EU Cuts Moldova Funding Amid Rule-Of-Law Concerns

European Commissioner Johannes Hahn

BRUSSELS -- The European Commission has said it is cutting its financial assistance to Moldova by 20 million euros ($22.7 million) per year for both 2017 and 2018 amid concerns about the rule of law and the democratic backsliding of the country.

The financial assistance earmarked by the European Union for the two years amounted initially to a total of 140 million euros ($158 million).

Furthermore, EU Neighborhood Commissioner Johannes Hahn told RFE/RL the 100 million-euro macrofinancial assistance (MFA) program for the country had now been suspended until further notice after being initially frozen temporarily in July.

The decisions come one day after the European Parliament overwhelmingly passed a nonbinding resolution highly critical of Moldova, saying it has become a "state captured by oligarchic interests" that exert their influence over most parts of Moldova's society.

"It's also a question of our own credibility," Hahn said, adding, "if we pursue European standards and if all this is not respected or [worse], it's even done the opposite way, of course we have to react. Otherwise people would believe we are in a way a lame duck" a reference to the current outgoing European Commission, whose term expires next year.

Hahn said the decisions were meant to penalize the government rather than ordinary Moldovans.

”It's important to understand this is not something which is against the [Moldovan] citizens, quite the opposite; the programs which are still in place are targeted and aiming to support the interests of citizens, for instance to invest in certain infrastructure measures, waste-treatment [stations] where there's clearly a benefit for ordinary citizens.”
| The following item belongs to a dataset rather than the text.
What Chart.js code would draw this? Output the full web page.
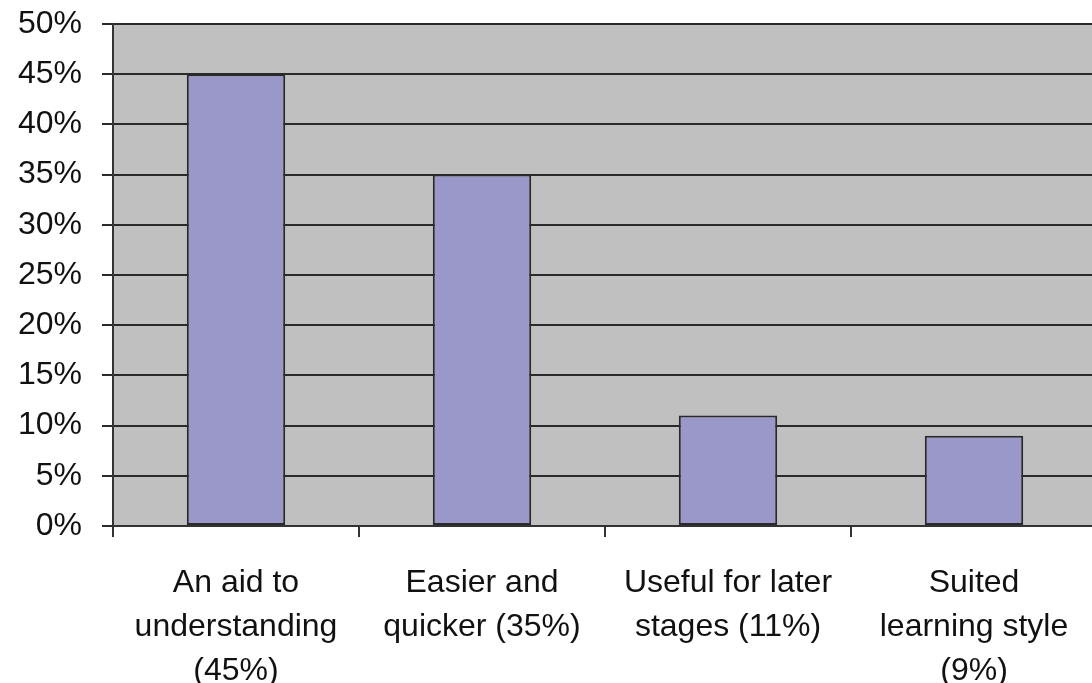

Both the suspension of the MFA and the cutting of direct support could be reversed, Hahn said, if authorities address EU concerns regarding issues such as the "very dubious" voiding of mayoral elections in the capital which had been won by an anticorruption candidate, or the disappearance in 2014 of an estimated $1 billion from Moldova's banks -- a huge fraud known as "the robbery of the century" in Moldova -- one of the poorest countries in Europe.

Addressing concerns that the EU could cancel the visa-free traveling regime to the Schengen zone, which Moldovans have been enjoying since 2014, Hahn said the issue is not being "currently discussed."

However, he warned that Moldova “is very proactively advertising Moldovan citizenship, for instance in the [Persian] Gulf region for economic reasons,” and cautioned that the 28-member bloc doesn't have "any evidence of who is getting Moldovan citizenship."